As they get closer and see Big Urban invariably they gasp.
He is fully dressed,
washed, cleaned up,
bandaged and smelling better.
A few of the brave ones actually poke Big Urban
to see if he is real and if he will react.
They mummer and grunt
and as they grow more comfortable,
they start to complain.
There is an agitation that takes over the villagers.
They want Jesus to leave their territory.
The narrator does not tell us directly why they are angry
and want Jesus to leave,
but surely it is because of economics.
If Jesus could so easily allow the devastation
to private capital for the sake of one whacko demoniac,
It is clear to them
that Jesus has upside-down values.
If he thought the cost-ratio benefit of the
demoniac-for-a-herd-of-pigs was acceptable
then he was likely to bring ruin upon their economy.
You don’t want someone like that around
especially if you happen to be one of the people
that own the money and the power.
So, Jesus leaves.
It’s no big deal to him.
In response to the public resentment of his efforts,
he just leaves.
They ask him to leave, and so he gets in the boat.
Act Three ends that way,
with Jesus and his students getting into the boats
and the villagers walking away saying, “good riddance.”

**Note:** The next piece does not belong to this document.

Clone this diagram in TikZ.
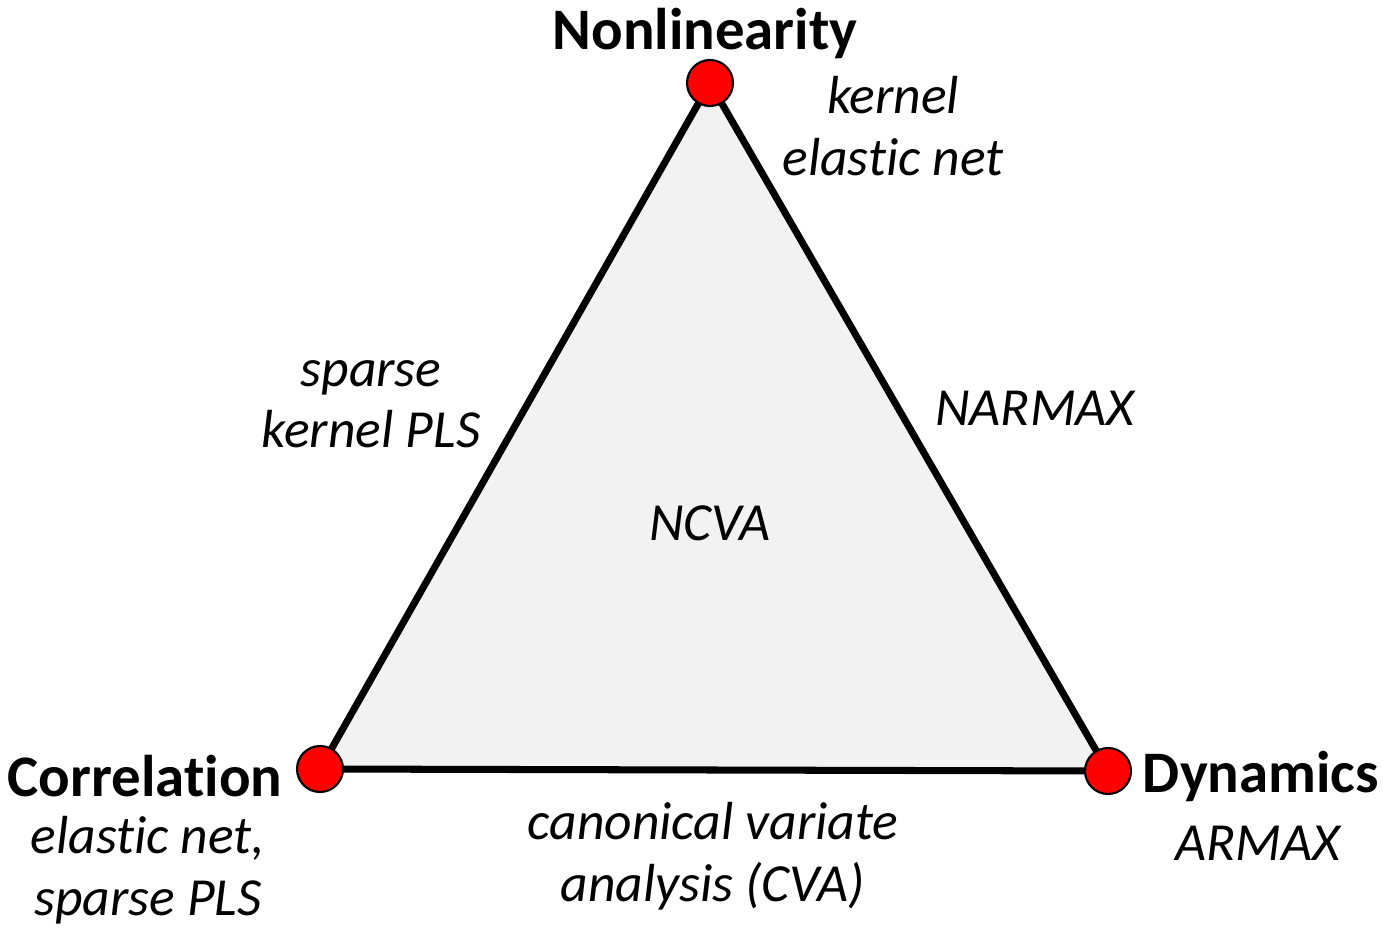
\documentclass[tikz,border=0pt]{standalone}
\usepackage{fontspec}
\setmainfont[Ligatures=NoCommon]{Carlito}
\usetikzlibrary{positioning}
\definecolor{trifill}{HTML}{F2F2F2}

\begin{document}
\begin{tikzpicture}[
    x=0.02cm, y=-0.02cm,
    vertex/.style={circle, draw=black, line width=1.2pt, fill=red, minimum size=0.92cm, inner sep=0pt},
    corner/.style={font=\fontsize{33.5}{40}\selectfont\bfseries},
    method/.style={font=\fontsize{30.5}{35}\selectfont\itshape, align=center},
    edge/.style={line width=4pt, line join=round, fill=trifill},
]
\useasboundingbox (0,0) rectangle (1383,929);

% Vertices
\coordinate (nonlinC) at (710,83);
\coordinate (corrC) at (320,769);
\coordinate (dynC) at (1108,771);

% Triangle
\draw[edge] (nonlinC) -- (corrC) -- (dynC) -- cycle;

\node[vertex] (nonlin) at (nonlinC) {};
\node[vertex] (corr) at (corrC) {};
\node[vertex] (dyn) at (dynC) {};

% Corner labels
\node[corner] (nonlinLabel) at (705,33) {Nonlinearity};
\node[corner] (corrLabel) at (145,776) {Correlation};
\node[corner] (dynLabel) at (1261,776) {Dynamics};

% Methods
\node[method] (kernelEN) at (893,126) {kernel\\elastic net};
\node[method] (sparseKPLS) at (371,404) {sparse\\kernel PLS};
\node[method] (narmax) at (1035,408) {NARMAX};
\node[method] (ncva) at (710,523) {NCVA};
\node[method] (enSPLS) at (148,870) {elastic net,\\sparse PLS};
\node[method] (cva) at (713,856) {canonical variate\\analysis (CVA)};
\node[method] (armax) at (1258,843) {ARMAX};

\end{tikzpicture}
\end{document}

But don’t leave the theater yet
because there is a brief epilogue
that delivers the punch line.
It is like the little scene at the end of Camelot
when King Arthur encounters a small boy
that becomes the symbol of future hope.
Jesus and his students climb into the boats
as the late afternoon sun wanders among the clouds.
A gentle breeze blows
and you can see on their faces and in their conversations
that the students are all distracted by
where they will go and what they will eat for dinner.
The light fades to a dusky tint
with the spotlight enshrouding Jesus and Big Urban.
The big guy wants to go with Jesus.
Jesus gave him the only act of kindness
he had ever known in his entire life.
The scene has a sadness to it,
not unlike the melancholy
in Charlotte’s Web when Charlotte the spider
has finally died
and Wilbur the pig is left all alone
with no magic
and no one to tout, “terrific pig.”
Jesus places a hand on Big Urban’s shoulder,
looks into his glistening eyes
and says, “No.”
Big Urban is crestfallen.
The pain of rejection drains the life out of his body.
A silent tear rolls down his still bruised cheek,
his shoulders slump.
There is no perfuming this pig;
he has been rejected again.
“Go home,” Jesus says,
“go home and tell your own people
just how much God has done for you.”
Then Jesus sails away.
All alone on the beach
Big Urban watches them disappear across the water
to the other side where he will never be welcome.
He turns, the last scene of the last act,
his eyes look directly into the audience.
His face is flat,
his mouth a straight line,
his eyes glow with a fierce light.
“Amazing,” he says.
Speaking to us, the audience,
his lips curl upward in a smile,
his shoulders rise,
his arms extend as if taking us all into his embrace.
“Amazing, simply amazing.”
The running lights come on in the theater,
the music unleashes its postlude
for the reeling of the credits.
The movie is over.
I hesitate to do it
but I am going to end by reminding us
what this story was about.
Act One tells us that Jesus crossed boundaries,
even the most fundamental boundaries
of his culture and religion.
Jesus would not and will not live within the lines.
No walls, no boundaries.
Act Two reminds us
that naming out loud the evil around us,
and the evil within us,
diminishes the power of that evil.
Never allow the fear of evil
to dissuade us from naming it.
Finally, the Epilogue reminds us
that it is not about Jesus.
Not everyone needs to follow Jesus.
The clear message of that Epilogue is that it is not about
following Jesus it is about the love of God
and sharing the mercy of God to others.
While Jesus is the teacher
only God is God,
and thank God for unbounded mercy and love.
So there it is,
a doggone good story
with a little sugar and spice
and a little salt and vinegar,
along with a healthy dash of subversion.